Auch bei der CDU lautet das eindeutige Ziel, Stange zu verhindern. „Sie wird von Linken, Grünen und SPD unterstützt, die sich klar gegen die CDU positioniert haben“, so Hartmann. Die CDU habe vor allem mit der Linken ein Problem. Wenn Hilbert sich nun deutlich positionieren würde, stünde die CDU für weitere Gespräche bereit. Hilbert lehnt aber jegliche Zugeständnisse ab: „Als Kandidat und als Oberbürgermeister bin ich unabhängig und ausschließlich den Bürgern verpflichtet.“

„Alle wollen dasselbe“

Hilbert will kommende Woche mit allen Partei- und Fraktionschefs im Stadtrat sprechen und nach Gemeinsamkeiten suchen.
 
Dresden habe politische Gräben nicht verdient. Ein Lagerwahlkampf würde sie nur vertiefen. „Dafür gibt es gar keinen Grund. Die Wahlprogramme zeigen: Alle wollen im Grunde dasselbe. Eine lebens- und liebenswerte Stadt für alle“, so Hilbert.

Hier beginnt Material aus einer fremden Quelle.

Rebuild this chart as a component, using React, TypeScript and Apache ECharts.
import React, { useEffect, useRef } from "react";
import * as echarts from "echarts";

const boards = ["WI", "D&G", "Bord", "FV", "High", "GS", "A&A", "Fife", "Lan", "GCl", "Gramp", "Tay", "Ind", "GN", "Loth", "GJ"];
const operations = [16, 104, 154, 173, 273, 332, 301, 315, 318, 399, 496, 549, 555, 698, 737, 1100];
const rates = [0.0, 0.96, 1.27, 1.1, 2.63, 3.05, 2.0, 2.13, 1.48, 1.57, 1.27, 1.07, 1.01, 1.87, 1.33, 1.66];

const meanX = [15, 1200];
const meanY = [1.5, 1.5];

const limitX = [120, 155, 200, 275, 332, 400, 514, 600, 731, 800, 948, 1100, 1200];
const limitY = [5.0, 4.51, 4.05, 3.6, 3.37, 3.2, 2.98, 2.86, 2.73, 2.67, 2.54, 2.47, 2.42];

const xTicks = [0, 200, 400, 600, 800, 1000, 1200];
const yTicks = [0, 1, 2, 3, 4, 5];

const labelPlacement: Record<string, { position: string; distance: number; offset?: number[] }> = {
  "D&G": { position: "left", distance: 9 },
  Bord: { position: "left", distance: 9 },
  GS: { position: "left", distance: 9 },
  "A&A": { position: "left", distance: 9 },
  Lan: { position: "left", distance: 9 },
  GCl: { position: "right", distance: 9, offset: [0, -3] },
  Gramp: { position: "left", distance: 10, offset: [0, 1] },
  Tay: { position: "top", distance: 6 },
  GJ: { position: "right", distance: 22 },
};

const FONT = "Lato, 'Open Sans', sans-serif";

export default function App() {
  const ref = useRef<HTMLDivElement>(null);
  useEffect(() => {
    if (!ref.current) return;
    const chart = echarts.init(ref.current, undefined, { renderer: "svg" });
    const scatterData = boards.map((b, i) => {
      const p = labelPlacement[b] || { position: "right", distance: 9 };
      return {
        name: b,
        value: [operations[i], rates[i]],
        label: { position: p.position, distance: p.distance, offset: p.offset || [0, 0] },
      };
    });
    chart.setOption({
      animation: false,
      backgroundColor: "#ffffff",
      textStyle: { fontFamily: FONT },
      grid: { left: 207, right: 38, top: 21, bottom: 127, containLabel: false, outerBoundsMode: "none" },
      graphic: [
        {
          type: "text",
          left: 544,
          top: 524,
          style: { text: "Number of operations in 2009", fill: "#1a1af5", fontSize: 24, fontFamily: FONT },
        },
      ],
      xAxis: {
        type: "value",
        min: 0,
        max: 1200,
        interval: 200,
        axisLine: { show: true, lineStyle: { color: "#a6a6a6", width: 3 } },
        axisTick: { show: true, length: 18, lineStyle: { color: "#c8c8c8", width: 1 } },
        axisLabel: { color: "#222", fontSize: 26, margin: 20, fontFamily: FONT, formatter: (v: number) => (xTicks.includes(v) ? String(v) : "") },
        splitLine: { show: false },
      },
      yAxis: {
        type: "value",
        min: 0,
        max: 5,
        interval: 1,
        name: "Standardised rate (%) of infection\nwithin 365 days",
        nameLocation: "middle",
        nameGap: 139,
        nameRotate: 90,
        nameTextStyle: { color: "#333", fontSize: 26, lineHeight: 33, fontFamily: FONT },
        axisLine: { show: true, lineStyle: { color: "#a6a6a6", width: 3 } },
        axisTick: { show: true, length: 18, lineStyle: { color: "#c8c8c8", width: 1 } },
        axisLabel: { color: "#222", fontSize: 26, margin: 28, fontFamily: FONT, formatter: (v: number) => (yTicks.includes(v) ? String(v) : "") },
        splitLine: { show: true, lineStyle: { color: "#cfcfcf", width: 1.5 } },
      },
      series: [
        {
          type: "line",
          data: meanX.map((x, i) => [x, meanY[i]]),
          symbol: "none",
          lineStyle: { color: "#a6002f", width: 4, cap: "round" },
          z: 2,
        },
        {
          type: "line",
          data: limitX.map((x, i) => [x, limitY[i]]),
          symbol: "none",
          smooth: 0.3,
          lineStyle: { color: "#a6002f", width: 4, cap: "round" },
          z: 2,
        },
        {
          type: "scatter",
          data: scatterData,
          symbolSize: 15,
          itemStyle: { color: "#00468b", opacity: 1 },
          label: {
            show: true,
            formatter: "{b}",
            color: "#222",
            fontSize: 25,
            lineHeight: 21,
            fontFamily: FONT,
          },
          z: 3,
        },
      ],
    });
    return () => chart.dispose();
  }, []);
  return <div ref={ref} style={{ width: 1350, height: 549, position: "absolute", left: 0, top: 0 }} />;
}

Die CDU nimmt Hilbert übel, dass er die klare Position für das bürgerliche Lager aufgibt. „Dirk Hilbert sollte darüber nachdenken, ob das der richtige Weg ist“, so Ulbig. „Die Wähler wollen einen bürgerlichen Kandidaten. Das verlangt eine klare Positionierung.“ Fraktionschef Jan Donhauser sagt: „Überparteilichkeit ist keine Strategie. Es stärkt die Wahlchancen von Frau Stange, wenn wir uns uneinig sind.“ Hilbert könnte so zum Problem für die konservative Seite werden. Eines, das sich die CDU selbst geschaffen hat. 2008 haben OB Helma Orosz und die CDU Hilbert zum Vize-OB gemacht. Das war die Vereinbarung, damit Hilbert im zweiten Wahlgang Orosz unterstützt. Sie hätte es wohl ohne Hilbert geschafft. In der Fraktion gab es damals Streit, weil einige eine Situation wie nun befürchtet haben: Hilbert vertrat Orosz gut, holte nun die meisten Stimmen im bürgerlichen Lager, und die CDU ist raus.

Als der bürgerliche Schulterschluss klar schien, erhöhten sich die Chancen des Zweitplatzierten Hilbert. Nun liegt der Vorteil eher wieder bei der führenden Stange. Es bleibt wohl spannend bis zum Schluss. Neben Stange und Hilbert tritt nur noch Außenseiterin Lara Liqueur (Die Partei) erneut an. Die anderen zogen am Freitag zurück.